Anne Trulove's aria from Stravinsky's The Rake's Progress is a new discovery I made last week, and its quickly become one of my favorites. It takes place during Act II, Scene 3 of the opera. Anne is concerned about her lover, Tom Rakewell, who left for the city some time ago and has not contacted her. She believes (correctly) that Tom has forgotten her, and thus no longer loves her.
In the opening recitative and cavatina, Anne asks the moon to watch over Tom and send her love, "although it (his heart) be unkind." In the following recitative Anne worries that her father would suffer if she left to find Tom. She soon decides that he would be fine, praying for him and for Tom. The cabaletta section marks Anne's decision to find Tom in the city and show that she still loves him, even if "it be shunned or be hurt, it will not alter."
THe long orchestral introduction is tonally unstable, like how Anne is struggling to decide if she should pursue Tom. THe recitative starts in the chest voice, and escalates to a high G, suggesting the mounting tension in Anne's heart. The cavatina is restless and moody. IT is written in a minor key.
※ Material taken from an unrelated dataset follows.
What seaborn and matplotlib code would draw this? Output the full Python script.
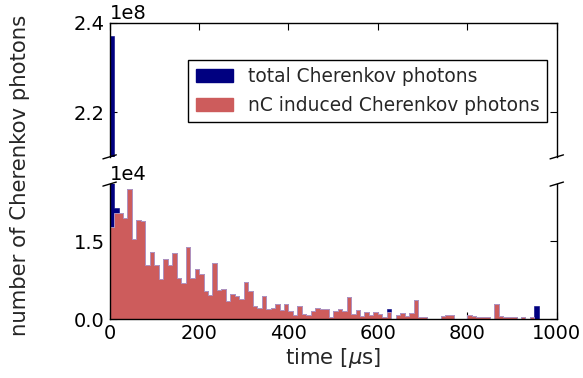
import numpy as np
import pandas as pd
import matplotlib
matplotlib.use("Agg")
import matplotlib.pyplot as plt
from matplotlib.patches import Patch
from matplotlib.ticker import MultipleLocator
import seaborn as sns

# Histogram binning: 10 us bins from 0 to 1000 us
bin_width = 10
time_range = (0, 1000)
bin_centers = np.arange(time_range[0], time_range[1], bin_width) + bin_width / 2

# Cherenkov photons induced by neutron captures, per 10 us bin
nc_photons = [
    17700, 20400, 20400, 19400, 25100, 15400, 19000, 18800, 10400, 12900,
    10500, 7800, 11500, 10500, 12800, 7900, 7000, 13800, 7900, 9700,
    8700, 5400, 4600, 10700, 5600, 5800, 3400, 4900, 4500, 3900,
    7100, 5400, 2500, 2200, 4500, 2000, 2100, 2900, 1800, 2900,
    1500, 800, 2500, 1000, 800, 1600, 2200, 1900, 1900, 400,
    1500, 1900, 1500, 4300, 1000, 1700, 600, 1300, 800, 1300,
    900, 400, 1300, 100, 800, 1100, 600, 1200, 3700, 300,
    300, 0, 0, 100, 500, 700, 700, 0, 0, 0,
    800, 600, 400, 400, 400, 0, 2900, 500, 400, 400,
    400, 0, 300, 0, 400, 0, 0, 0, 0, 0,
]

# All Cherenkov photons per bin (prompt burst in the first bin)
total_photons = list(nc_photons)
total_photons[0] = 237_000_000
total_photons[1] = 21400
total_photons[62] = 1900
total_photons[95] = 2600

series_labels = ["total Cherenkov photons", "nC induced Cherenkov photons"]
series_colors = ["#000080", "#CD5C5C"]
outline_color = "#b8a0cc"

df = pd.DataFrame({"time": bin_centers, "total": total_photons, "nc": nc_photons})

sns.set_style("white")
plt.rcParams.update({
    "font.family": ["DejaVu Sans"],
    "font.size": 14,
    "xtick.direction": "in",
    "ytick.direction": "in",
    "xtick.major.size": 5,
    "ytick.major.size": 5,
    "axes.edgecolor": "black",
    "axes.linewidth": 1.0,
    "xtick.color": "black",
    "ytick.color": "black",
})

fig = plt.figure(figsize=(5.83, 3.78), dpi=100)
ax_top = fig.add_axes([0.188, 0.585, 0.767, 0.355])
ax_bot = fig.add_axes([0.188, 0.156, 0.767, 0.357])

for ax in (ax_top, ax_bot):
    sns.histplot(data=df, x="time", weights="total", binwidth=bin_width,
                 binrange=time_range, element="step", fill=True,
                 color=series_colors[0], alpha=1.0,
                 edgecolor=series_colors[0], linewidth=0.4, ax=ax)
    sns.histplot(data=df, x="time", weights="nc", binwidth=bin_width,
                 binrange=time_range, element="step", fill=True,
                 color=series_colors[1], alpha=1.0,
                 edgecolor=outline_color, linewidth=0.6, ax=ax)
    ax.set_xlim(*time_range)
    ax.set_xlabel("")
    ax.set_ylabel("")
    ax.ticklabel_format(style="sci", scilimits=(0, 0), axis="y", useMathText=False)
    ax.tick_params(axis="y", left=True, right=True, labelsize=14)
    ax.tick_params(axis="x", labelsize=14)

ax_top.set_ylim(2.1e8, 2.4e8)
ax_bot.set_ylim(0, 2.6e4)
ax_top.yaxis.set_major_locator(MultipleLocator(2e7))
ax_bot.yaxis.set_major_locator(MultipleLocator(1.5e4))
ax_top.yaxis.get_offset_text().set_fontsize(14)
ax_bot.yaxis.get_offset_text().set_fontsize(14)

# Broken-axis styling
ax_top.spines["bottom"].set_visible(False)
ax_bot.spines["top"].set_visible(False)
ax_top.xaxis.tick_top()
ax_top.tick_params(labeltop=False)
ax_bot.xaxis.tick_bottom()
ax_bot.xaxis.set_major_locator(MultipleLocator(200))

d = 0.015
kw = dict(transform=ax_top.transAxes, color="k", clip_on=False, lw=1)
ax_top.plot((-d, +d), (-d, +d), **kw)
ax_top.plot((1 - d, 1 + d), (-d, +d), **kw)
kw.update(transform=ax_bot.transAxes)
ax_bot.plot((-d, +d), (1 - d, 1 + d), **kw)
ax_bot.plot((1 - d, 1 + d), (1 - d, 1 + d), **kw)

ax_bot.set_xlabel(r"time [$\mu$s]", fontsize=15.3, labelpad=2)
fig.text(0.035, 0.537, "number of Cherenkov photons", rotation=90,
         ha="center", va="center", fontsize=15.3)

handles = [Patch(facecolor=c, edgecolor=c) for c in series_colors]
leg = ax_top.legend(handles, series_labels, loc="upper right",
                    bbox_to_anchor=(0.978, 0.722), borderaxespad=0,
                    fancybox=False, framealpha=1, fontsize=13.4)
leg.get_frame().set_edgecolor("black")
leg.get_frame().set_linewidth(1.0)

fig.savefig("out.png", dpi=100, facecolor="white")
The second recitative is written in the classical, Romantic opera style. Stravinsky was hard-core into the Neo-Classical movement, and for a 20th Century work, the piece's form sticks to the styles of Bellini and Donizetti.
The cabaletta section is written in major, is much faster, and more virtuosic. I love the interplay etween the fast string passages and the fluid oboe / flute line. Its like the graceful woodwinds are pursuing the strings - like how Anne plans on pursuing Tom. ... Or maybe I'm ready too deeply into this.